Плюс-минус бесконечность (Веселова) - страница 127

— Какого дьявола! Вы не имеете права!!! Да отпустите же меня, наконец, я — гражданин Франции! Я буду жаловаться!!! Я требую консула, в конце концов!

В ответ откуда-то из центра зала донесся глухой голос кого-то из таких же обездвиженных узников:

— Хорош выступать, мужик. Бесполезняк полный. Карачун пришел. Уж лучше б сразу прикончили…

— Вы знаете, где мы? — быстро повернул голову Алексей.

— В жопе, — пришел лаконичный ответ из мрака.

Щеглов не успел отреагировать, когда полуоблупленная дверь беззвучно открылась, пропуская бесполую фигуру в зеленом медицинском — и до глаз натянутой одноразовой маске. Он решил не обострять отношений с самого начала, дабы не вызвать озлобленность в пусть временно — но власть имущем человеке, и обратился к нему с несколько преувеличенным — и весьма смешным в данной из ряда вон выходящей ситуации — дружелюбием:

— Извините, пожалуйста, похоже, произошло печальное недоразумение… Я французский подданный и лечиться дальше хотел бы дома. Спасибо, что оказали мне первую помощь в этой больнице, но…
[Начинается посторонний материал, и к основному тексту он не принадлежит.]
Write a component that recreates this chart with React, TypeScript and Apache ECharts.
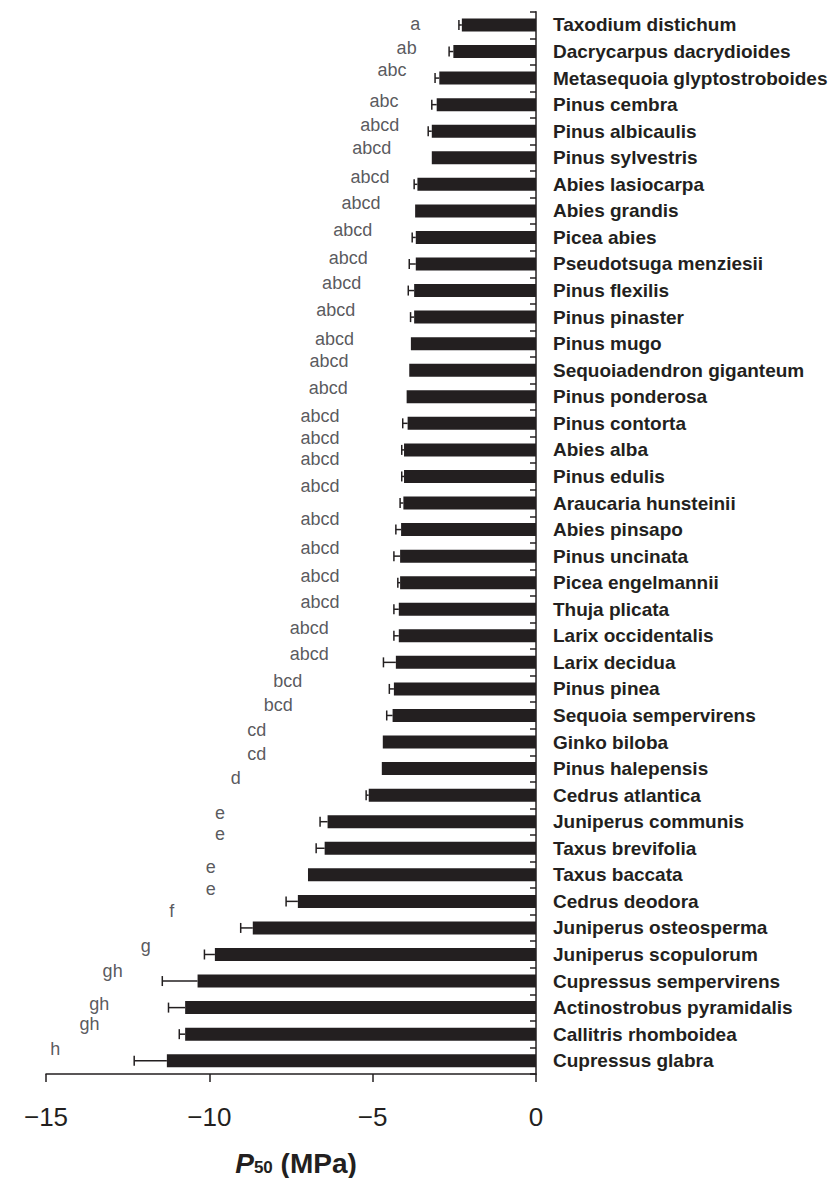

Не удостоив пациента хотя бы минимальным вниманием, будто он все еще спал, существо меланхолично толкнуло дверь плечом, направляясь обратно в коридор, и равнодушно распорядилось на ходу голосом то ли мужика-евнуха, то ли бабы-пьяницы:

— Люсь, пометь там: семнадцатый права качает и… — оно мельком обернулось и остро глянуло в глубь палаты, — и двадцать четвертый.

— Ну, все… — раздался все тот же, но на этот раз исполненный горькой обреченности голос сотоварища. — Сейчас начнется…

Уточнить, что именно, Алексею не пришлось, потому что дверь распахнулась вновь, жестко ударившись о стену, и спорым уверенным шагом вошли два плечистых парня. Даже сквозь всю алогичность положения в нем мелькнуло несвоевременное возмущение художественной дисгармонией: на одном из медбратьев были темно-синие хирургические штаны и красивая бирюзовая рубаха, а у второго цвета располагались точно наоборот, словно ребята, переодеваясь вместе в начале смены, перепутали части форменных костюмов…

— Сначала двадцать четвертый, — деловито буркнул один, и они миновали застывшего Щеглова.

— Сволочи! Уроды! — тотчас раздался знакомый, но уже рыдающий голос. — Креста на вас нет! Сколько же вам платить должны… за такое… что вы образ человеческий утратили!!! Нате, нате, подавитесь!!! Я ведь знаю, что вам бесполезно сопротивля… вля… ля… — слова потонули в сиплом бульканье и отрывистых фразах четко делавших свое дело братьев милосердия: «Давай-ка повернем его, а то блевать будет — задохнется…»; «Руку ему согни, видишь — кровит…»; «Туже затягивай…»; «Ишь, обоссался…»; «Да ладно, высохнет…»; «Так, второй у нас — кто?».